Think about it. How many times you have received help yourself and just accepted it as something expected? From your partner, team mate, friend or colleague? I bet a lot. And in my case I realised I am more ungrateful to people close to me which is even worse.

I started to think of ways how to change this. I was teaching myself and my team to give feedback, explained why it is important, made sure I thank them more often myself, but it wasn’t giving the results I wanted. I felt that there are multiple obstacles:

  • shyness  —  these are IT people who are mostly introverts and need to put in extra effort and courage to look someone in the eyes and say Thank you.
  • culture  —  Latvians are famously introvert as found by BBC and I really agree with that assessment.
  • flexible hours and remote work  —  often my team would work from different locations in different times and see each other maybe for a day a week. How easy it is to remember that you needed to thank someone for something she did 4 days ago?
  • online work  —  when you are working online most of the time you also receive help online and saying thanks often is cumbersome.
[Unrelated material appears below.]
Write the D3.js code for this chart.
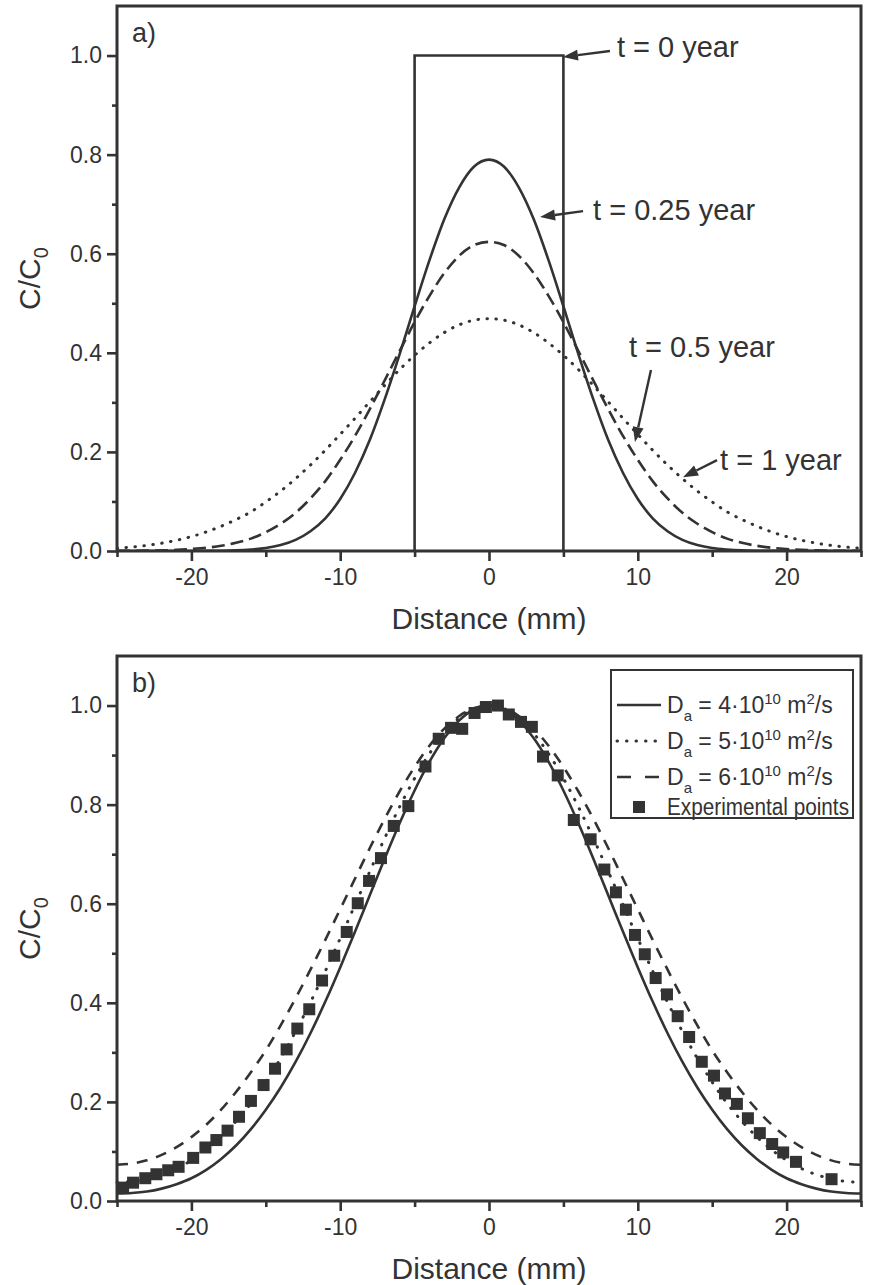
<!DOCTYPE html>
<html>
<head>
<meta charset="utf-8">
<script src="https://cdn.jsdelivr.net/npm/d3@7/dist/d3.min.js"></script>
<style>
  body { margin: 0; background: #fff; }
  svg text { font-family: "Liberation Sans", Arial, sans-serif; fill: #333; }
</style>
</head>
<body>
<script>
// distance grid (mm) shared by the model curves
const distance = [-25,-24,-23,-22,-21,-20,-19,-18,-17,-16,-15,-14,-13,-12,-11,-10,-9,-8,-7,-6,-5,-4,-3,-2,-1,
  0,1,2,3,4,5,6,7,8,9,10,11,12,13,14,15,16,17,18,19,20,21,22,23,24,25];

// panel a) initial pulse, t = 0 year
const pulseX = [-5, -5, 5, 5];
const pulseY = [0, 1, 1, 0];

// panel a) profiles after diffusion
const t025 = [0,0,0,0,0,0,0.0003,0.0006,0.0013,0.003,0.006,0.012,0.0225,0.040,0.066,0.105,0.158,0.225,0.307,0.398,0.494,0.587,0.670,0.734,0.776,
  0.790,0.776,0.734,0.670,0.587,0.494,0.398,0.307,0.225,0.158,0.105,0.066,0.040,0.0225,0.012,0.006,0.003,0.0013,0.0006,0.0003,0,0,0,0,0,0];
const t05 = [0.0002,0.0004,0.0007,0.0013,0.0022,0.004,0.0065,0.0105,0.0165,0.025,0.038,0.055,0.077,0.106,0.141,0.184,0.2325,0.287,0.345,0.404,0.462,0.515,0.561,0.596,0.6175,
  0.624,0.6175,0.596,0.561,0.515,0.462,0.404,0.345,0.287,0.2325,0.184,0.141,0.106,0.077,0.055,0.038,0.025,0.0165,0.0105,0.0065,0.004,0.0022,0.0013,0.0007,0.0004,0.0002];
const t1 = [0.0055,0.008,0.0112,0.0158,0.0217,0.029,0.0385,0.050,0.0635,0.079,0.099,0.121,0.146,0.1735,0.2035,0.2355,0.268,0.3015,0.3345,0.3665,0.395,0.420,0.441,0.4565,0.466,
  0.469,0.466,0.4565,0.441,0.420,0.395,0.3665,0.3345,0.3015,0.268,0.2355,0.2035,0.1735,0.146,0.121,0.099,0.079,0.0635,0.050,0.0385,0.029,0.0217,0.0158,0.0112,0.008,0.0055];

// panel b) model curves
const da4 = [0.015,0.016,0.019,0.025,0.034,0.046,0.063,0.085,0.112,0.145,0.1842,0.2291,0.2806,0.3386,0.4025,0.4715,0.5439,0.618,0.6918,0.7628,0.8286,0.8867,0.9346,0.970,0.9925,
  1.000,0.9925,0.970,0.9346,0.8867,0.8286,0.7628,0.6918,0.618,0.5439,0.4715,0.4025,0.3386,0.2806,0.2291,0.1842,0.145,0.112,0.085,0.063,0.046,0.034,0.025,0.019,0.016,0.015];
const da5 = [0.0378,0.0395,0.0446,0.0532,0.0656,0.0822,0.1032,0.1295,0.161,0.197,0.240,0.288,0.342,0.401,0.464,0.530,0.598,0.666,0.733,0.796,0.853,0.903,0.944,0.975,0.994,
  1.000,0.994,0.975,0.944,0.903,0.853,0.796,0.733,0.666,0.598,0.530,0.464,0.401,0.342,0.288,0.240,0.197,0.161,0.1295,0.1032,0.0822,0.0656,0.0532,0.0446,0.0395,0.0378];
const da6 = [0.0732,0.0755,0.082,0.093,0.1087,0.129,0.154,0.1845,0.220,0.260,0.304,0.3545,0.409,0.467,0.527,0.589,0.651,0.713,0.772,0.827,0.876,0.919,0.9535,0.979,0.9947,
  1.000,0.9947,0.979,0.9535,0.919,0.876,0.827,0.772,0.713,0.651,0.589,0.527,0.467,0.409,0.3545,0.304,0.260,0.220,0.1845,0.154,0.129,0.1087,0.093,0.082,0.0755,0.0732];

// panel b) experimental points
const expX = [-24.59,-23.92,-23.1,-22.35,-21.56,-20.86,-19.88,-19.06,-18.32,-17.57,-16.8,-16.0,-15.15,-14.38,-13.6,-12.88,-12.08,-11.22,-10.4,-9.56,-8.82,-8.06,-7.26,-6.4,-5.42,-4.27,-3.38,-2.55,-1.8,-0.97,-0.21,
  0.6,1.33,2.15,2.88,3.63,4.62,5.7,6.83,7.75,8.53,9.2,9.81,10.47,11.2,11.96,12.68,13.45,14.3,15.12,15.86,16.66,17.4,18.2,19.03,19.77,20.63,23.02];
const expY = [0.027,0.037,0.046,0.054,0.062,0.069,0.087,0.108,0.123,0.142,0.170,0.202,0.234,0.267,0.306,0.348,0.387,0.445,0.495,0.543,0.601,0.646,0.692,0.757,0.797,0.877,0.933,0.955,0.953,0.985,0.997,
  1.0,0.982,0.967,0.957,0.897,0.859,0.769,0.730,0.669,0.623,0.588,0.537,0.498,0.450,0.417,0.373,0.331,0.281,0.253,0.217,0.196,0.167,0.137,0.115,0.098,0.079,0.044];

// axis ticks
const xMajor = [-20, -10, 0, 10, 20];
const xMinor = [-25, -15, -5, 5, 15, 25];
const yMajor = [0, 0.2, 0.4, 0.6, 0.8, 1.0];
const yMinor = [0.1, 0.3, 0.5, 0.7, 0.9];

const ink = '#333';
const svg = d3.select('body').append('svg')
  .attr('width', 870)
  .attr('height', 1285);

const x = d3.scaleLinear().domain([-25, 25]).range([117, 861]);
const panelH = 545;

function drawPanel(top, tag) {
  const y = d3.scaleLinear().domain([0, 1.1]).range([top + panelH, top]);
  const g = svg.append('g');

  // axes (bottom + left), major and minor ticks
  const bx = g.append('g').attr('transform', `translate(0,${top + panelH})`)
    .call(d3.axisBottom(x).tickValues(xMajor).tickSize(10).tickSizeOuter(0).tickPadding(8).tickFormat(d => String(d)));
  const bxm = g.append('g').attr('transform', `translate(0,${top + panelH})`)
    .call(d3.axisBottom(x).tickValues(xMinor).tickSize(6).tickSizeOuter(0).tickFormat(''));
  const ly = g.append('g').attr('transform', 'translate(117,0)')
    .call(d3.axisLeft(y).tickValues(yMajor).tickSize(10).tickSizeOuter(0).tickPadding(5).tickFormat(d3.format('.1f')));
  const lym = g.append('g').attr('transform', 'translate(117,0)')
    .call(d3.axisLeft(y).tickValues(yMinor).tickSize(5).tickSizeOuter(0).tickFormat(''));
  [bx, bxm, ly, lym].forEach(a => {
    a.select('.domain').remove();
    a.selectAll('line').attr('stroke', ink).attr('stroke-width', 2.6);
    a.selectAll('text').attr('font-size', 23).attr('fill', ink)
      .attr('font-family', '"Liberation Sans", Arial, sans-serif');
  });

  // frame
  g.append('rect')
    .attr('x', 117).attr('y', top)
    .attr('width', 744).attr('height', panelH)
    .attr('fill', 'none').attr('stroke', ink).attr('stroke-width', 3);

  // axis titles
  g.append('text')
    .attr('x', 489).attr('y', top + panelH + 78)
    .attr('text-anchor', 'middle').attr('font-size', 30)
    .text('Distance (mm)');
  const yt = g.append('text')
    .attr('transform', `translate(40,${top + panelH / 2}) rotate(-90)`)
    .attr('text-anchor', 'middle').attr('font-size', 30);
  yt.append('tspan').text('C/C');
  yt.append('tspan').attr('font-size', 20).attr('dy', 8).text('0');

  g.append('text')
    .attr('x', 132).attr('y', top + 36)
    .attr('font-size', 27)
    .text(tag);

  return { g, y };
}

// ---------- panel a ----------
const A = drawPanel(6, 'a)');
const lineA = d3.line().x(d => x(d[0])).y(d => A.y(d[1])).curve(d3.curveMonotoneX);

A.g.append('clipPath').attr('id', 'clipA')
  .append('rect').attr('x', 117).attr('y', 6).attr('width', 744).attr('height', panelH);

A.g.append('path')
  .datum(pulseX.map((v, i) => [v, pulseY[i]]))
  .attr('d', d3.line().x(d => x(d[0])).y(d => A.y(d[1])))
  .attr('fill', 'none').attr('stroke', ink).attr('stroke-width', 2.6);

const seriesA = [
  { v: t025, dash: null },
  { v: t05, dash: '13,6' },
  { v: t1, dash: '0.5,8.5' }
];
seriesA.forEach(s => {
  const dotted = s.dash && s.dash.startsWith('0.5');
  A.g.append('path')
    .datum(distance.map((d, i) => [d, s.v[i]]))
    .attr('clip-path', 'url(#clipA)')
    .attr('d', lineA)
    .attr('fill', 'none').attr('stroke', ink)
    .attr('stroke-width', dotted ? 3 : 2.6)
    .attr('stroke-linecap', dotted ? 'round' : 'butt')
    .attr('stroke-dasharray', s.dash);
});

// annotations with arrows: tip in data units, tail/text offsets in px
const notes = [
  { label: 't = 0 year',    tx: 4.97,  ty: 0.997, dx: 47, dy: -6,  lx: 54, ly: -10 },
  { label: 't = 0.25 year', tx: 3.43,  ty: 0.674, dx: 43, dy: -6,  lx: 53, ly: -7 },
  { label: 't = 0.5 year',  tx: 9.81,  ty: 0.22,  dx: 16, dy: -72, lx: -6, ly: -95 },
  { label: 't = 1 year',    tx: 13.04, ty: 0.149, dx: 34, dy: -17, lx: 37, ly: -17 }
];
notes.forEach(n => {
  const px = x(n.tx), py = A.y(n.ty);
  const ang = Math.atan2(n.dy, n.dx);
  const hl = 15, hw = 5.5;
  const bx0 = px + hl * Math.cos(ang), by0 = py + hl * Math.sin(ang);
  A.g.append('line')
    .attr('x1', bx0).attr('y1', by0)
    .attr('x2', px + n.dx).attr('y2', py + n.dy)
    .attr('stroke', ink).attr('stroke-width', 2.4);
  A.g.append('path')
    .attr('d', `M${px},${py}L${bx0 - hw * Math.sin(ang)},${by0 + hw * Math.cos(ang)}L${bx0 + hw * Math.sin(ang)},${by0 - hw * Math.cos(ang)}Z`)
    .attr('fill', ink);
  A.g.append('text')
    .attr('x', px + n.lx).attr('y', py + n.ly + 10)
    .attr('font-size', 29)
    .text(n.label);
});

// ---------- panel b ----------
const B = drawPanel(656, 'b)');
const lineB = d3.line().x(d => x(d[0])).y(d => B.y(d[1])).curve(d3.curveMonotoneX);

const seriesB = [
  { v: da4, dash: null, label: '4' },
  { v: da5, dash: '0.5,10', label: '5' },
  { v: da6, dash: '11,9', label: '6' }
];
seriesB.forEach(s => {
  B.g.append('path')
    .datum(distance.map((d, i) => [d, s.v[i]]))
    .attr('d', lineB)
    .attr('fill', 'none').attr('stroke', ink)
    .attr('stroke-width', s.dash === '0.5,10' ? 3 : 2.6)
    .attr('stroke-linecap', s.dash === '0.5,10' ? 'round' : 'butt')
    .attr('stroke-dasharray', s.dash);
});

const ms = 12;
B.g.selectAll('rect.pt')
  .data(expX.map((d, i) => [d, expY[i]]))
  .enter().append('rect')
  .attr('class', 'pt')
  .attr('x', d => x(d[0]) - ms / 2)
  .attr('y', d => B.y(d[1]) - ms / 2)
  .attr('width', ms).attr('height', ms)
  .attr('fill', ink);

// legend
const leg = B.g.append('g').attr('transform', 'translate(611,670)');
leg.append('rect')
  .attr('width', 242).attr('height', 148)
  .attr('fill', '#fff').attr('stroke', ink).attr('stroke-width', 2);
const rowY = [35, 71, 107, 137];
seriesB.forEach((s, i) => {
  leg.append('line')
    .attr('x1', 6).attr('x2', s.dash === '11,9' ? 58 : 50)
    .attr('y1', rowY[i]).attr('y2', rowY[i])
    .attr('stroke', ink)
    .attr('stroke-width', s.dash === '0.5,10' ? 3 : 2.6)
    .attr('stroke-linecap', s.dash === '0.5,10' ? 'round' : 'butt')
    .attr('stroke-dasharray', s.dash === '11,9' ? '14,14' : (s.dash ? '0.5,9' : null));
  const t = leg.append('text')
    .attr('x', 56).attr('y', rowY[i] + 8)
    .attr('font-size', 23);
  t.append('tspan').text('D');
  t.append('tspan').attr('font-size', 15).attr('dy', 8).text('a');
  t.append('tspan').attr('dy', -8).text(` = ${s.label}·10`);
  t.append('tspan').attr('font-size', 15).attr('dy', -9).text('10');
  t.append('tspan').attr('dy', 9).text(' m');
  t.append('tspan').attr('font-size', 15).attr('dy', -9).text('2');
  t.append('tspan').attr('dy', 9).text('/s');
});
leg.append('rect')
  .attr('x', 28 - ms / 2).attr('y', rowY[3] - ms / 2)
  .attr('width', ms).attr('height', ms)
  .attr('fill', ink);
leg.append('text')
  .attr('x', 56).attr('y', rowY[3] + 8)
  .attr('font-size', 23)
  .attr('textLength', 182)
  .attr('lengthAdjust', 'spacingAndGlyphs')
  .text('Experimental points');
</script>
</body>
</html>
Sure you can send a Thank you e-mail, say thanks in a chat and even write a note, but often it’s just hard enough to just skip it.
  • laziness  —  humans are lazy. Saying thanks is hard enough because you have gotten what you needed anyway, right? Who cares about the future…

Considering this, as a part of one of our internal hackathons we made the first version of peer-to-peer recognition platform Burty. It was received incredibly well. On average each employee left more than 50 thanks a year. Sounds little? Results were saying something else. We started to have employee of the month competitions, helping each other became visibly more popular, new employees were saying they haven’t seen such helpful colleagues before, existing ones were saying they feel more appreciated.

It worked so well I decided to share this with the world and Good job, pal!  was born. A simple peer-to-peer (I prefer person to person) recognition platform where anyone can say thanks with two clicks thus making it so simple that one just doesn’t have a reason to not use it. You can say Thank you in the middle of the night, from the other side of the world and without looking in the eyes.

What’s more  —  you can define reasons for being thankful which allows you to agree with your team what are the values you all want to encourage. For us it is being available in case of emergencies, just being nice to each other, being smart and helpful and even bringing a cup of warm beverage or some food to someone.

As a result you can suddenly measure something unreachable before  —  social climate. Who thanked whom? For what? How often? Who is the most helpful person? Who is not that grateful? Those are all very valuable insights for any team leader as they allow to predict issues you could predict only with your gut before.